Raleigh set down his scaling knife. “That reminds me. Are you certain there are no new men in town? I thought I saw—” He hesitated. He didn’t want to admit he’d seen Tabitha with a man on the beach. It could ruin her reputation, which would make her an ineligible wife for him, if he wanted to rise to more than just another fisherman in the community, someone worthy of Tabitha. “Someone,” he finished lamely. “We don’t get many strangers about.”
The girls exchanged glances.
“I can’t think of anyone,” Momma said. “No one except for farmers and fishermen who find themselves here for market or even Tabitha’s care.”
“Except for Mr. Cherrett,” Felicity murmured, her eyes half closed, her knife poised in midair.

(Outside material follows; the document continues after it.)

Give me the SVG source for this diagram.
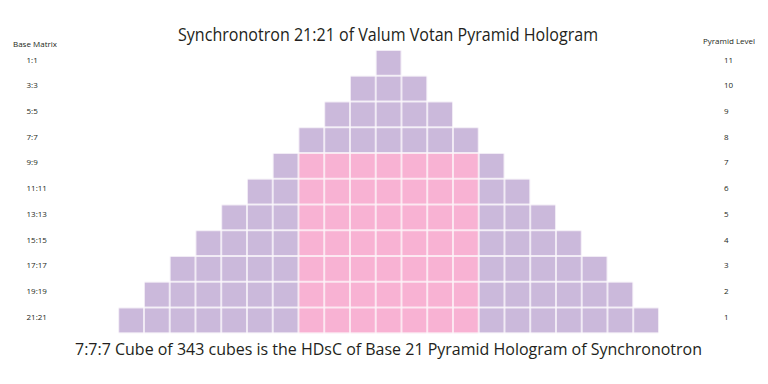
<svg xmlns="http://www.w3.org/2000/svg" xmlns:xlink="http://www.w3.org/1999/xlink" width="768" height="384" viewBox="0 0 768 384">
<defs>
<style>
text{font-family:"Open Sans","Liberation Sans",sans-serif;fill:#231f20}
.lbl{font-size:8px}
.title{font-size:18px}
.foot{font-size:16.5px}
</style>
<pattern id="pp" patternUnits="userSpaceOnUse" x="118.225" y="50" width="25.75" height="25.75">
<rect x="0" y="0" width="25.75" height="25.75" fill="#cbb9db" stroke="#fbf8fc" stroke-width="1.6"/>
</pattern>
<pattern id="pk" patternUnits="userSpaceOnUse" x="118.225" y="50" width="25.75" height="25.75">
<rect x="0" y="0" width="25.75" height="25.75" fill="#f8b2d3" stroke="#fdf5f9" stroke-width="1.6"/>
</pattern>
</defs>
<rect width="768" height="384" fill="#ffffff"/>
<text class="title" x="388" y="40.5" text-anchor="middle" textLength="420" lengthAdjust="spacingAndGlyphs">Synchronotron 21:21 of Valum Votan Pyramid Hologram</text>
<g id="pyramid">
<rect x="375.725" y="50" width="25.75" height="25.75" fill="url(#pp)"/>
<rect x="349.975" y="75.75" width="77.25" height="25.75" fill="url(#pp)"/>
<rect x="324.225" y="101.5" width="128.75" height="25.75" fill="url(#pp)"/>
<rect x="298.475" y="127.25" width="180.25" height="25.75" fill="url(#pp)"/>
<rect x="272.725" y="153" width="231.75" height="25.75" fill="url(#pp)"/>
<rect x="246.975" y="178.75" width="283.25" height="25.75" fill="url(#pp)"/>
<rect x="221.225" y="204.5" width="334.75" height="25.75" fill="url(#pp)"/>
<rect x="195.475" y="230.25" width="386.25" height="25.75" fill="url(#pp)"/>
<rect x="169.725" y="256" width="437.75" height="25.75" fill="url(#pp)"/>
<rect x="143.975" y="281.75" width="489.25" height="25.75" fill="url(#pp)"/>
<rect x="118.225" y="307.5" width="540.75" height="25.75" fill="url(#pp)"/>
<rect id="cube" x="298.475" y="153" width="180.25" height="180.25" fill="url(#pk)"/>
</g>
<g id="base-matrix" class="lbl">
<text x="13" y="46.5">Base Matrix</text>
<text x="26.5" y="62.6">1:1</text>
<text x="26.5" y="88.3">3:3</text>
<text x="26.5" y="114">5:5</text>
<text x="26.5" y="139.7">7:7</text>
<text x="26.5" y="165.4">9:9</text>
<text x="26.5" y="191.1">11:11</text>
<text x="26.5" y="216.8">13:13</text>
<text x="26.5" y="242.5">15:15</text>
<text x="26.5" y="268.2">17:17</text>
<text x="26.5" y="293.9">19:19</text>
<text x="26.5" y="319.6">21:21</text>
</g>
<g id="pyramid-level" class="lbl">
<text x="703" y="44">Pyramid Level</text>
<text x="724" y="62.6">11</text>
<text x="724" y="88.3">10</text>
<text x="724" y="114">9</text>
<text x="724" y="139.7">8</text>
<text x="724" y="165.4">7</text>
<text x="724" y="191.1">6</text>
<text x="724" y="216.8">5</text>
<text x="724" y="242.5">4</text>
<text x="724" y="268.2">3</text>
<text x="724" y="293.9">2</text>
<text x="724" y="319.6">1</text>
</g>
<text class="foot" x="388.5" y="355" text-anchor="middle" textLength="627" lengthAdjust="spacingAndGlyphs">7:7:7 Cube of 343 cubes is the HDsC of Base 21 Pyramid Hologram of Synchronotron</text>
</svg>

A glance at Fanny told Raleigh she too was poised as though caught in a dream. Hairs along his arms rose as they had when he saw the man kiss Tabitha.
Raleigh jabbed his knife through the next shad. “Who is Mr. Cherrett?”
“No one appropriate,” Momma snapped. “You girls shouldn’t think about him.”
“But he’s so handsome,” Felicity crooned.
“Those eyes,” Fanny added in a similar tone of adulation.
“Handsome is as handsome does,” Momma clipped out. “Only a terrible deed like gaming debts or worse would get an Englishman with his breeding trapped as a bondsman.”
“A bondsman?” Raleigh set down his knife and put his hands on his hips. “An English bondsman of good breeding? You’re certain?”
“I met a few English aristocrats in Halifax,” Momma pointed out. “I know the accent when I hear it.”
“He has a beautiful way of talking,” Felicity fairly hummed. “So clear. So crisp.”
“It’s possible it’s not his fault he’s a redemptioner.” Fanny gazed into the sun still hovering over the ocean. “Maybe his father lost the family money.”
“And maybe you girls had best get back to work,” Momma admonished. “We’ve bread to bake once this is done. You get to work too, Raleigh, if you aren’t going to sleep. Why the interest in strangers?”
Raleigh shrugged and set to work again. “As I said, I thought I saw one. What does this Cherrett fellow look like?”
The twins sighed.
“You shouldn’t have asked.” Momma cast her daughters a half-annoyed, half-amused glance. “He’s too good-looking for the peace of mind of any mother in Seabourne or mistress of a female servant. A few inches taller than you, but not as broad in the shoulders, and he wears his hair long. He’s serving mainly as Mayor Kendall’s butler, so he wears his hair powdered.”